Les femmes portent des voiles très seyants qui laissent entrevoir le haut de leur chevelure. Les femmes pieuses chrétiennes orthodoxes (russes, roumaines) s’empressent de tout recouvrir. Juives et chrétiennes aiment les longues jupes noires serrées. Il y a des version Jean’s très “chromatiques”. Les religieuses catholiques préfèrent la coupe neutre.

Entre chrétiens, on se repère au chapeau : cylindrique chez les Grecs (proche de celui du grand-prêtre dans le Temple), Plutôt losange pour le clergé russe. Deux fentes latérales pour les Roumains. Les Ethiopiens sont en galabiah arabe avec poches et porte un plaid, le clergé grec en soutane, les latins - ça dépend et il y a surtout les robes de bure (Franciscains) tandis que les vardapets (prêtres arméniens) ont une longue coiffe moirée noire en pointe. Les moines syro-orthodoxes et coptes ont un voile noir orné de 12 croix (les Apôtres); une 13ème derrière la tête représente le Christ. Le col romain sur chemise claire est très prisé, mais les catholiques préfèrent souvent l’anonymat. Les évêques anglicans portent chemise rose.

Les femmes raffolent des cheveux frisés style “brebis du désert biblique néo-prophétiques”, ou bien tendance red, voire le crâne rasé. La mode est de saisir la chevelure, de faire et défaire les chignons, en haut, en bas, puis accessoirement de cacher le tout sous une perruque pour cause de mariage. Encore faut-il avoir de la piété.

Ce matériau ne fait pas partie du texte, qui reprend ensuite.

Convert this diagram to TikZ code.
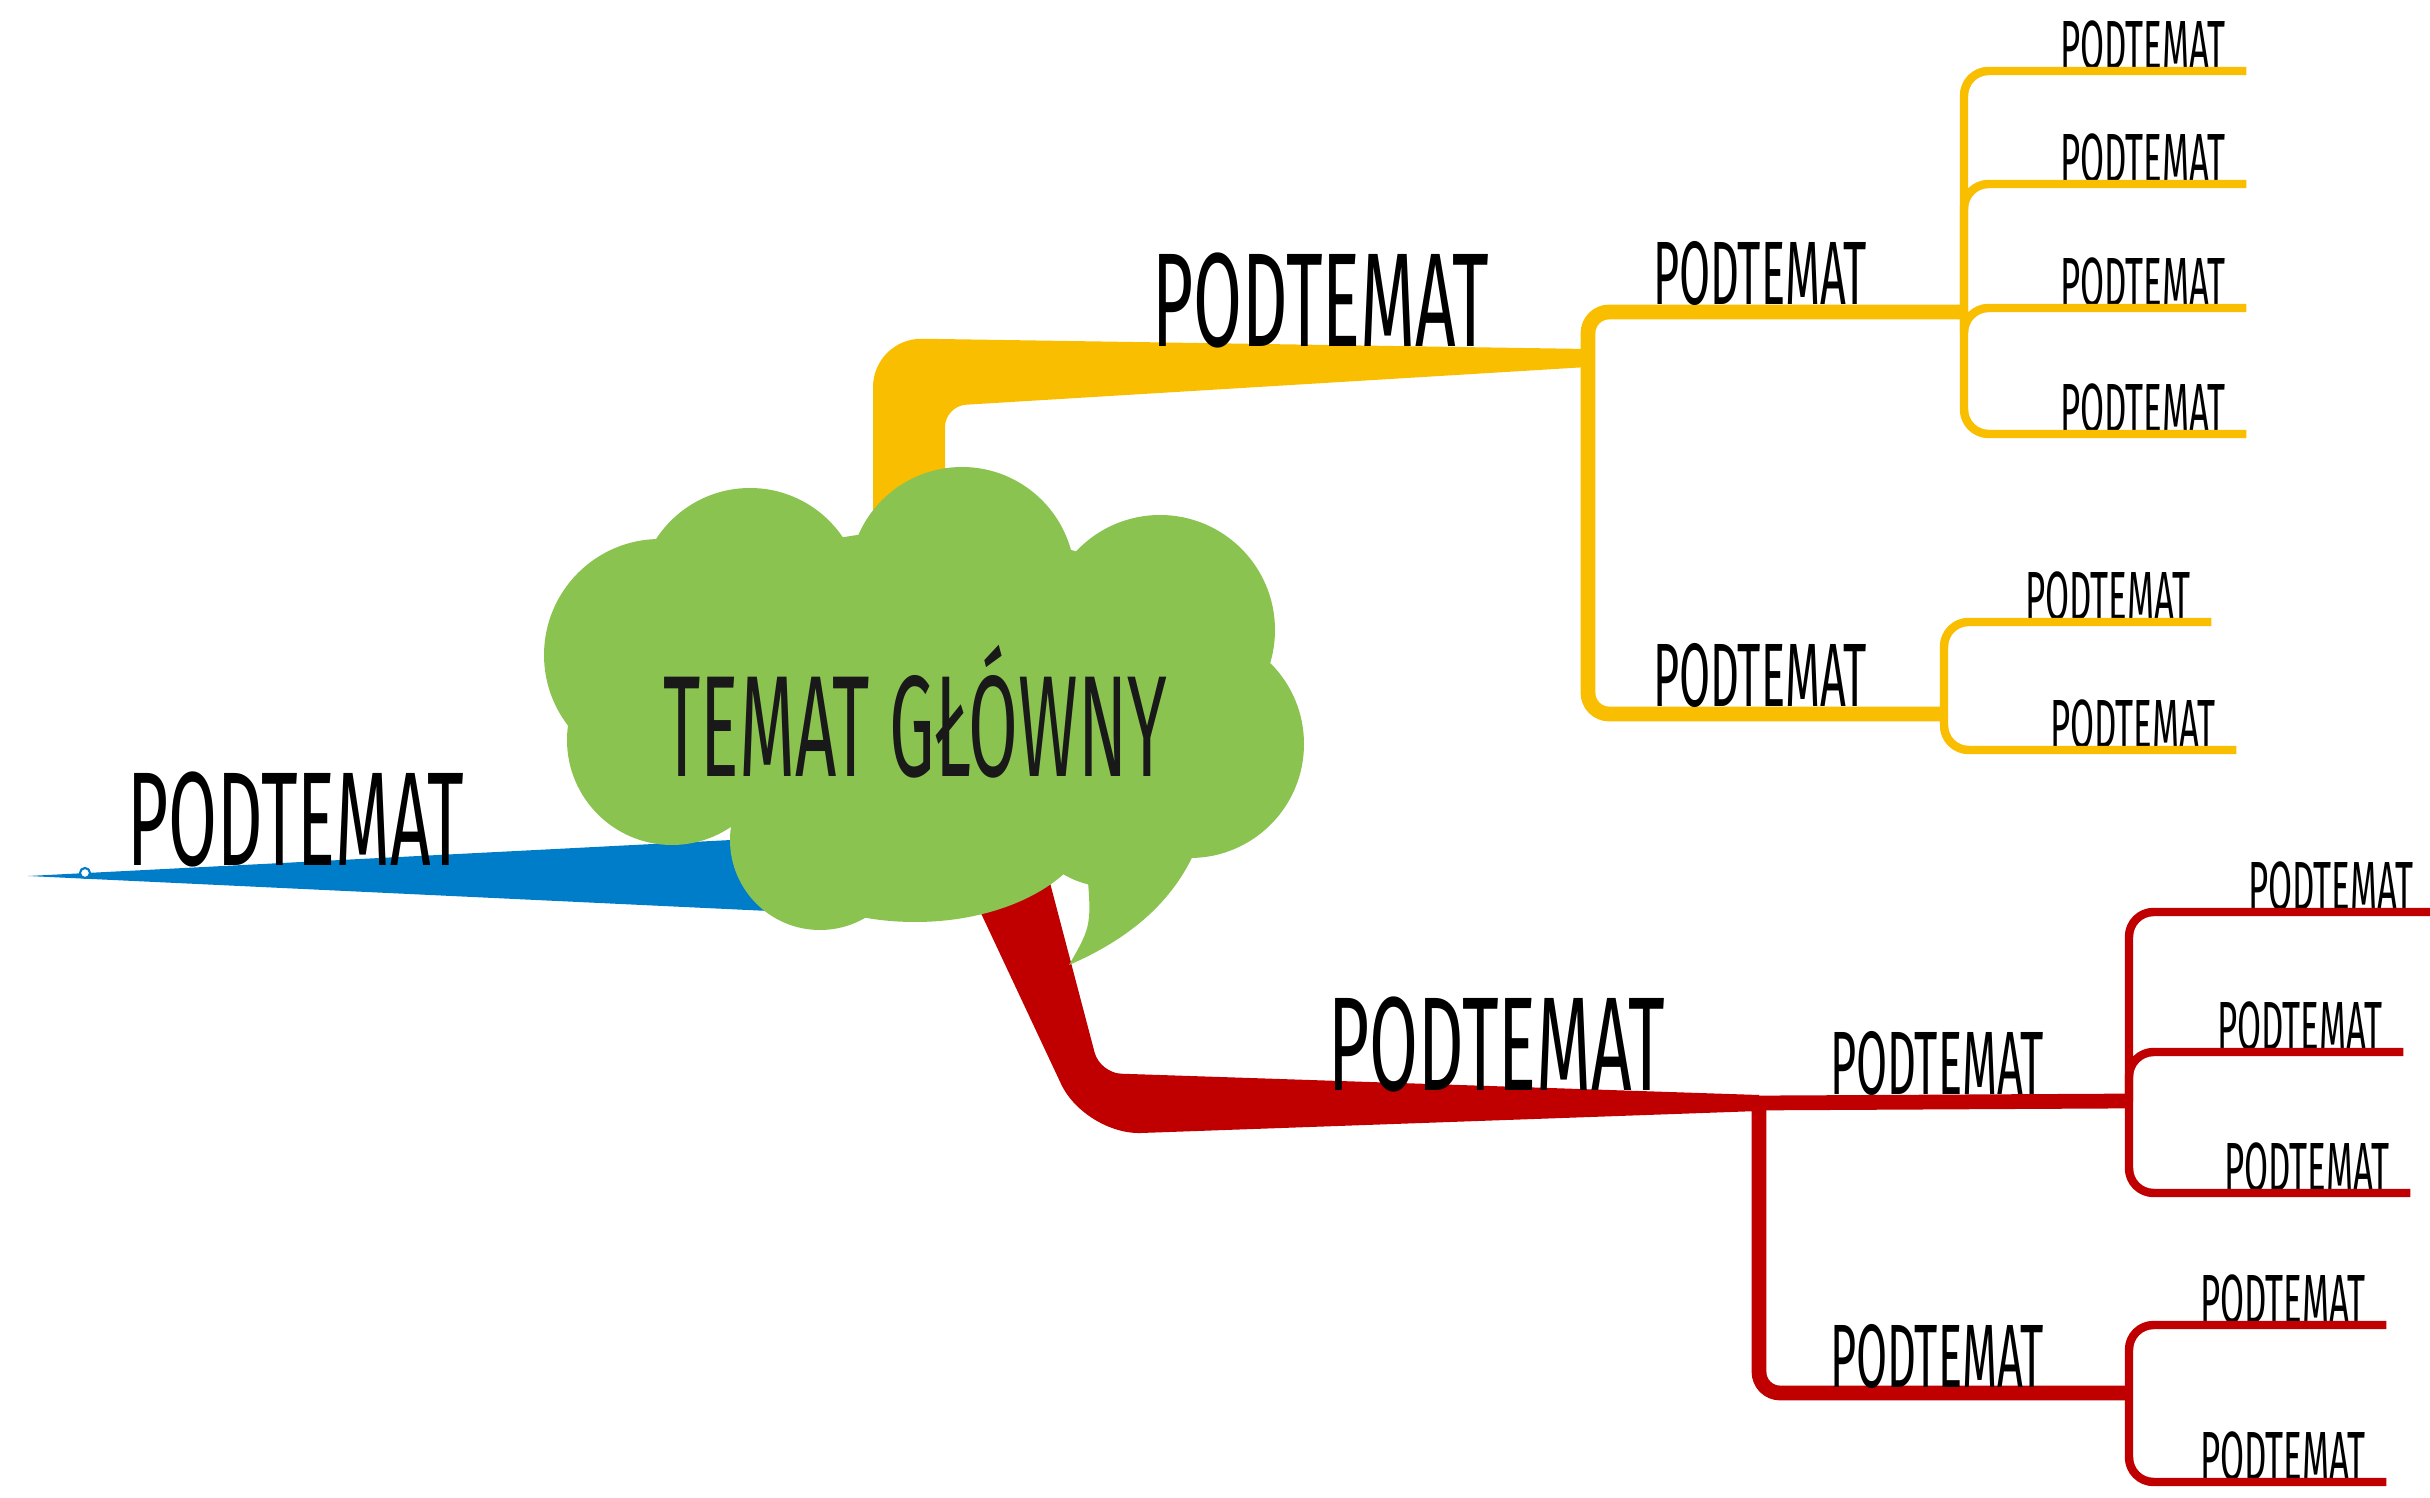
\documentclass[tikz,border=0pt]{standalone}
\usepackage{fontspec}
\newfontfamily\handfont[FakeStretch=0.5]{Fira Sans}
\newfontfamily\handwide[FakeStretch=0.53]{Fira Sans}
\usetikzlibrary{positioning, calc}
\definecolor{mmyellow}{RGB}{250,190,0}
\definecolor{mmred}{RGB}{192,0,0}
\definecolor{mmblue}{RGB}{0,125,200}
\definecolor{mmgreen}{RGB}{139,195,80}
\tikzset{
    base/.style={inner sep=0pt, anchor=south, text=black},
    maintopic/.style={inner sep=0pt, text=black!90, font=\handfont\fontsize{41}{41}\selectfont},
    bigtopic/.style={base, font=\handwide\fontsize{38}{38}\selectfont},
    subtopic/.style={base, font=\handfont\fontsize{25.6}{26}\selectfont},
    leaftopic/.style={base, inner xsep=0.2cm, font=\handfont\fontsize{19.8}{20}\selectfont},
    ysub/.style={draw=mmyellow, line width=4.2pt, rounded corners=6pt},
    yleaf/.style={draw=mmyellow, line width=2.4pt, rounded corners=7pt},
    rsub/.style={draw=mmred, line width=4.2pt, rounded corners=6pt},
    rleaf/.style={draw=mmred, line width=2.4pt, rounded corners=7pt}
}

\begin{document}
\begin{tikzpicture}[x=0.01cm, y=-0.01cm]
    \fill[white] (0,0) rectangle (2430,1498);
    \useasboundingbox (0,0) rectangle (2430,1498);

    % Junctions
    \coordinate (yJ) at (1588,358);
    \coordinate (rJ) at (1759,1103);
    \coordinate (bT) at (28,876);
    \coordinate (ya) at (1964,312);
    \coordinate (yb) at (1944,714);
    \coordinate (ra) at (2129,1101);
    \coordinate (rb) at (2129,1393);

    % Main branches (behind the cloud)
    \fill[mmyellow] (873,560) [rounded corners=14pt] -- (873,338) [sharp corners] -- ($(yJ)+(0,-9)$) -- ($(yJ)+(0,9)$) [rounded corners=6pt] -- (945,406) [sharp corners] -- (945,560) -- cycle;
    \fill[mmred] (956,860) [rounded corners=16pt] -- (1085,1135) [sharp corners] -- ($(rJ)+(0,8)$) -- ($(rJ)+(0,-8)$) [rounded corners=6pt] -- (1100,1073) [sharp corners] -- (1044,860) -- cycle;
    \fill[mmblue] (bT) -- (790,837) -- (790,912) -- cycle;
    \node[circle, draw=mmblue, fill=white, inner sep=0pt, minimum size=0.1cm, line width=0.6pt] (bmark) at (85,873) {};

    % Cloud
    \begin{scope}[fill=mmgreen]
        \fill (962,580) circle [radius=113];
        \fill (750,600) circle [radius=112];
        \fill (660,655) circle [radius=116];
        \fill (672,740) circle [radius=105];
        \fill (820,840) circle [radius=90];
        \fill (915,812) ellipse [x radius=180, y radius=110];
        \fill (1160,630) circle [radius=115];
        \fill (1190,744) circle [radius=114];
        \fill (1110,795) circle [radius=92];
        \fill (930,700) ellipse [x radius=300, y radius=170];
        \fill (1086,860) .. controls (1092,925) .. (1069,965) .. controls (1150,930) and (1190,880) .. (1206,820) -- cycle;
    \end{scope}
    \node[maintopic] (main) at (915,712) {TEMAT GŁÓWNY};

    % Branch labels
    \node[bigtopic] (ytop) at (1321,349) {PODTEMAT};
    \node[bigtopic] (rtop) at (1497,1093) {PODTEMAT};
    \node[bigtopic] (btop) at (296,868) {PODTEMAT};

    % Yellow sub-branches
    \draw[ysub] (yJ) |- (ya);
    \draw[ysub] (yJ) |- (yb);
    \node[subtopic] (ys1) at (1760,306) {PODTEMAT};
    \node[subtopic] (ys2) at (1760,708) {PODTEMAT};

    \node[leaftopic] (yl1) at (2143,71) {PODTEMAT};
    \node[leaftopic] (yl2) at (2143,184) {PODTEMAT};
    \node[leaftopic] (yl3) at (2143,308) {PODTEMAT};
    \node[leaftopic] (yl4) at (2143,434) {PODTEMAT};
    \node[leaftopic] (yl5) at (2108,622) {PODTEMAT};
    \node[leaftopic] (yl6) at (2133,750) {PODTEMAT};
    \draw[yleaf] (ya) |- (yl1.south east);
    \draw[yleaf] (ya) |- (yl2.south east);
    \draw[yleaf] (ya) |- (yl3.south east);
    \draw[yleaf] (ya) |- (yl4.south east);
    \draw[yleaf] (yb) |- (yl5.south east);
    \draw[yleaf] (yb) |- (yl6.south east);

    % Red sub-branches
    \draw[rsub] (rJ) -- (ra);
    \draw[rsub] (rJ) |- (rb);
    \node[subtopic] (rs1) at (1937,1096) {PODTEMAT};
    \node[subtopic] (rs2) at (1937,1389) {PODTEMAT};

    \node[leaftopic] (rl1) at (2331,912) {PODTEMAT};
    \node[leaftopic] (rl2) at (2300,1052) {PODTEMAT};
    \node[leaftopic] (rl3) at (2307,1193) {PODTEMAT};
    \node[leaftopic] (rl4) at (2283,1325) {PODTEMAT};
    \node[leaftopic] (rl5) at (2283,1482) {PODTEMAT};
    \draw[rleaf] (ra) |- (rl1.south east);
    \draw[rleaf] (ra) |- (rl2.south east);
    \draw[rleaf] (ra) |- (rl3.south east);
    \draw[rleaf] (rb) |- (rl4.south east);
    \draw[rleaf] (rb) |- (rl5.south east);
\end{tikzpicture}
\end{document}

Les moines orientaux ont les mêmes tics : cheveux longs à la manière “messie” et ces mêmes chouchous qui permettent de faire et défaire d’amples chevelures longeant des barbes souvent longues et touffues. Les visages glabres ne sont pas orientaux. En Occident, on coupe les cheveux en quatre et plus… Ici aussi, mais dans l’autre sens ! Têtes et visages sont des “champs”. Les papillottes (peyses\פיות-פיותות en yiddish) sont très longues et bouclées. Alors on moissonne régulièrement ou jamais.

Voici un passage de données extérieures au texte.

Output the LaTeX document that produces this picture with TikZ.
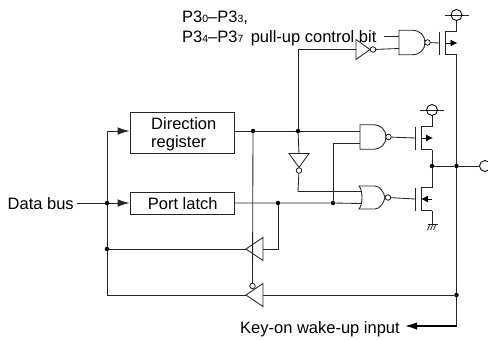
\documentclass[tikz,border=0pt]{standalone}
\usepackage{fontspec}
\setmainfont{Liberation Sans}
\usetikzlibrary{arrows.meta}
\newcommand{\idx}[1]{{\fontsize{10.5}{10.5}\selectfont #1}}
\tikzset{
  wire/.style={line width=.85pt,draw=black!85},
  sigarrow/.style={wire,-{Latex[length=12pt,width=7.5pt]}},
  keyarrow/.style={line width=1.3pt,-{Latex[length=12pt,width=7.5pt]}},
  fetarrow/.style={line width=.85pt,-{Latex[length=7pt,width=7pt]}},
  regbox/.style={draw=black!85,line width=.85pt,minimum width=104pt,inner sep=0pt},
  dot/.style={circle,fill=black,inner sep=0pt,minimum size=4.5pt},
  bubble/.style={circle,draw=black,line width=.7pt,fill=white,inner sep=0pt,minimum size=5.5pt},
  pad/.style={circle,draw=black,line width=.85pt,inner sep=0pt,minimum size=11pt},
  label/.style={inner sep=0pt,align=left,font=\fontsize{16.5}{17.5}\selectfont},
  nandsym/.pic={
    \draw[wire] (0,-12.25) -- (13,-12.25) .. controls (21,-12.25) and (26,-7) .. (26,0)
      .. controls (26,7) and (21,12.25) .. (13,12.25) -- (0,12.25) -- cycle;
    \coordinate (-a) at (0,-6);
    \coordinate (-b) at (0,6);
    \node[bubble] (-o) at (28.5,0) {};
  },
  norsym/.pic={
    \draw[wire] (0,-11.5) .. controls (4,-7) and (4,7) .. (0,11.5) -- (16,11.5)
      .. controls (21,11.5) and (25,5) .. (26,0) .. controls (25,-5) and (21,-11.5) .. (16,-11.5) -- cycle;
    \coordinate (-a) at (2.5,-6);
    \coordinate (-b) at (2.5,6);
    \node[bubble] (-o) at (29,0) {};
  },
  invsym/.pic={
    \draw[wire] (0,-10) -- (14,0) -- (0,10) -- cycle;
    \coordinate (-i) at (0,0);
    \node[bubble] (-o) at (17,0) {};
  },
  bufsym/.pic={
    \draw[wire] (0,-11.5) -- (-17,0) -- (0,11.5) -- cycle;
    \coordinate (-i) at (0,0);
    \coordinate (-o) at (-17,0);
  },
  fetsym/.pic={
    \draw[wire] (0,-11.5) -- (0,11.5);
    \draw[wire] (17,-11.5) -- (6,-11.5) -- (6,11.5) -- (17,11.5);
    \coordinate (-g) at (0,0);
    \coordinate (-u) at (17,-11.5);
    \coordinate (-d) at (17,11.5);
    \coordinate (-m) at (17,0);
    \coordinate (-c) at (6,0);
  },
  supplysym/.pic={
    \draw[wire] (-12,0) -- (12,0);
    \node[pad] (-p) at (0,0) {};
  },
  gndsym/.pic={
    \coordinate (-t) at (0,0);
    \draw[wire] (-4.5,0) -- (5.5,0);
    \draw[wire] (-2,0) -- (-4.5,6) (1,0) -- (-1.5,6) (4,0) -- (1.5,6);
  },
}
\begin{document}
\begin{tikzpicture}[x=1pt,y=-1pt]
        \useasboundingbox (0,0) rectangle (488,340);

        % boxes and texts
        \node[regbox,minimum height=41pt] (dir) at (182,132.5) {};
        \node[regbox,minimum height=22pt] (latch) at (182,203) {};
        \begin{scope}[every node/.style={label}]
          \node[anchor=west] (dirtext) at (151,134) {Direction\\register};
          \node[anchor=base] (latchtext) at (182.7,209.5) {Port latch};
          \node[anchor=base west] (bus) at (7.5,209) {Data bus};
          \node[anchor=base west] (p1) at (182,22.5) {P3\idx{0}--P3\idx{3},};
          \node[anchor=base west] (p2) at (182,42) {P3\idx{4}--P3\idx{7} \,pull-up control bit};
          \node[anchor=base west] (key) at (240,333) {Key-on wake-up input};
        \end{scope}

        % junctions
        \begin{scope}[every node/.style={dot}]
          \node (n1) at (253,131) {};
          \node (n2) at (298,131) {};
          \node (n3) at (107,203) {};
          \node (n4) at (278,203) {};
          \node (n5) at (333,203) {};
          \node (n6) at (107,249) {};
          \node (n7) at (432,166) {};
          \node (n8) at (456.5,166) {};
          \node (n9) at (456.5,295) {};
        \end{scope}
        \node[pad] (out) at (485,166) {};

        % gates
        \pic (nandA) at (399,42.5) {nandsym};
        \pic (nandB) at (360,137) {nandsym};
        \pic (norA) at (359,197.5) {norsym};
        \pic (invA) at (356,49.5) {invsym};
        \pic[rotate=-90] (invB) at (299,153.5) {invsym};
        \pic (bufA) at (263,249) {bufsym};
        \pic (bufB) at (263,295) {bufsym};
        \node[bubble] (en) at (252.5,286) {};

        % transistors
        \pic (fetA) at (439.5,43) {fetsym};
        \pic (fetB) at (415,138) {fetsym};
        \pic (fetC) at (415,199) {fetsym};
        \draw[fetarrow] (fetA-c) -- ([xshift=1pt]fetA-m);
        \draw[fetarrow] (fetB-c) -- ([xshift=1pt]fetB-m);
        \draw[fetarrow] (fetC-m) -- (fetC-c);
        \pic (vddA) at (456.5,15) {supplysym};
        \pic (vddB) at (432,110) {supplysym};
        \pic (gnd) at (432,224) {gndsym};

        % helpers for corners
        \coordinate (c1) at (107,131);
        \coordinate (c2) at (107,295);
        \coordinate (c3) at (456.5,326);
        \coordinate (c4) at (278,249);
        \coordinate (c5) at (298,49.5);
        \coordinate (c6) at (333,143);
        \coordinate (c7) at (298,191.5);
        \coordinate (c8) at (384,36.5);
        \coordinate (c9) at (77,203);

        % connectors
        \begin{scope}[every path/.style={wire}]
          \path[draw] (c9) -- (n3);
          \path[draw] (n3) -- (c1);
          \path[draw] (n3) -- (n6) -- (c2) -- (bufB-o);
          \path[draw] (dir.east |- n1) -- (n1) -- (n2) -- (nandB-a);
          \path[draw] (n2) -- (c5) -- (invA-i);
          \path[draw] (invA-o) -- (nandA-b);
          \path[draw] (c8) -- (nandA-a);
          \path[draw] (nandA-o) -- (fetA-g);
          \path[draw] (n2) -- (invB-i);
          \path[draw] (invB-o) -- (c7) -- (norA-a);
          \path[draw] (latch) -- (n4) -- (n5) -- (norA-b);
          \path[draw] (n5) -- (c6) -- (nandB-b);
          \path[draw] (nandB-o) -- (fetB-g);
          \path[draw] (norA-o) -- (fetC-g);
          \path[draw] (n4) -- (c4) -- (bufA-i);
          \path[draw] (bufA-o) -- (n6);
          \path[draw] (n1) -- (en);
          \path[draw] (n9) -- (bufB-i);
          \path[draw] (fetA-d) -- (n8) -- (n9) -- (c3);
          \path[draw] (vddA-p) -- (fetA-u);
          \path[draw] (vddB-p) -- (fetB-u);
          \path[draw] (fetB-d) -- (n7) -- (fetC-u);
          \path[draw] (fetC-d) -- (gnd-t);
          \path[draw] (n7) -- (n8) -- (out);
        \end{scope}

        % arrows
        \draw[sigarrow] (c1) -- (dir.west |- c1);
        \draw[sigarrow] (n3) -- (latch);
        \draw[keyarrow] (c3) -- (405,326);
      \end{tikzpicture}
\end{document}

En hébreu: “beged\בגד = vêtement” est un terme courant. Bien que la racine ne soit pas confirmée comme étant commune, ce mot est très proche de “begidah\בגידה = duperie, déguisement, trahison”. Dans une ville comme Jérusalem, que signifie “l’habit ne fait pas le moine”?

L’habit exprime viscéralement une identité. Cette identité, en Israël et dans les Territoires comme dans le Proche-Orient est avant tout une référence claire et normalement précise à la religion, et, secondairement, à la nationalité, sûrement pas la citoyenneté.

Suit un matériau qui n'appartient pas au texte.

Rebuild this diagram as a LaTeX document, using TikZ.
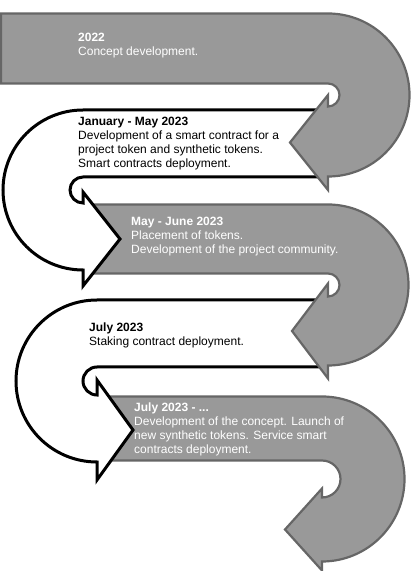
\documentclass[tikz,border=0pt]{standalone}
\usepackage{fontspec}
\setmainfont{Liberation Sans}
\usepackage{tikz}
\usepackage{xcolor}
\definecolor{stepgray}{HTML}{999999}
\definecolor{stepedge}{HTML}{666666}

\begin{document}
\begin{tikzpicture}[x=1pt, y=1pt,
    graystep/.style={fill=stepgray, draw=stepedge, line width=2.2pt},
    whitestep/.style={fill=white, draw=black, line width=3pt},
    steplabel/.style={anchor=north west, inner sep=0pt, align=left, font=\fontsize{12}{14}\selectfont}]
    \useasboundingbox (0,0) rectangle (411,571);

    % lowest band first, each next band lies on top
    \draw[graystep] (102,174.5) -- (322,174.5) arc[start angle=90, end angle=-90, radius=82.5]
        -- (322,0.5) -- (285,41.5) -- (322,82.5) -- (322,73.5)
        arc[start angle=-90, end angle=90, radius=18.5] -- (102,110.5) -- cycle;
    \draw[whitestep] (325,271) -- (97,271) arc[start angle=90, end angle=270, radius=81]
        -- (97,91) -- (133,141) -- (97,191) -- (97,176)
        arc[start angle=270, end angle=90, radius=14] -- (325,204) -- cycle;
    \draw[graystep] (87,366.5) -- (328,366.5) arc[start angle=90, end angle=-90, radius=80.5]
        -- (328,192.5) -- (292,240) -- (328,287.5) -- (328,274.5)
        arc[start angle=-90, end angle=90, radius=11.5] -- (87,297.5) -- cycle;
    \draw[whitestep] (325,461) -- (83,461) arc[start angle=90, end angle=270, radius=80]
        -- (83,285) -- (120,332) -- (83,379) -- (83,368)
        arc[start angle=270, end angle=90, radius=13] -- (325,394) -- cycle;
    \draw[graystep] (1,557.5) -- (328,557.5) arc[start angle=90, end angle=-90, radius=81.5]
        -- (328,381) -- (290,428.5) -- (328,476) -- (328,464.5)
        arc[start angle=-90, end angle=90, radius=11.5] -- (1,487.5) -- cycle;

    \node[steplabel, text=white] (year2022) at (78,538) {\textbf{2022}\\Concept development.};
    \node[steplabel] (jan2023) at (78,454) {\textbf{January - May 2023}\\Development of a smart contract for a\\project token and synthetic tokens.\\Smart contracts deployment.};
    \node[steplabel, text=white] (may2023) at (131,354) {\textbf{May - June 2023}\\Placement of tokens.\\Development of the project community.};
    \node[steplabel] (jul2023) at (89,248) {\textbf{July 2023}\\Staking contract deployment.};
    \node[steplabel, text=white] (jul2023on) at (134,168) {\textbf{July 2023 - ...}\\Development of the concept. Launch of\\new synthetic tokens. Service smart\\contracts deployment.};
\end{tikzpicture}
\end{document}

Les hijabs (et quelques burqas) très fashion actuels s’accommodent de la modernité de Jean’s à fleurs. Lors des vagues d’attentats, on a trouvé plus d’habits juifs (y compris des châles de prière) chez les assaillant(e)s que des soutanes ou des vêtement arabes. Curieusement, les repères vestimentaires ne signifient pas grand chose pour une génération qui vit en repli et tend à ignorer les “autres”. Ceux qui gardent leurs signes distinctifs se cloîtrent souvent dans une frilosité exclusive.

Le judaïsme affirme: “Sache devant Qui (= Dieu) tu te trouves”. On commence par croiser des êtres humains et il est important qu’une société se connaisse pour se reconnaître. Lorsque Jésus est moqué par les gardes, ceux-ci tirent au sort sa tunique (Jean 19,23). Elle ne sera pas déchirée et les croyants y voient un signe d’unité. Dieu ne se laisse pas fragmenter ou dépouiller dans Sa dimension divine.

Tout le combat consiste alors à se débarrasser de ses oripeaux et donner au paraître la force d’exprimer ce qui est et existe vraiment.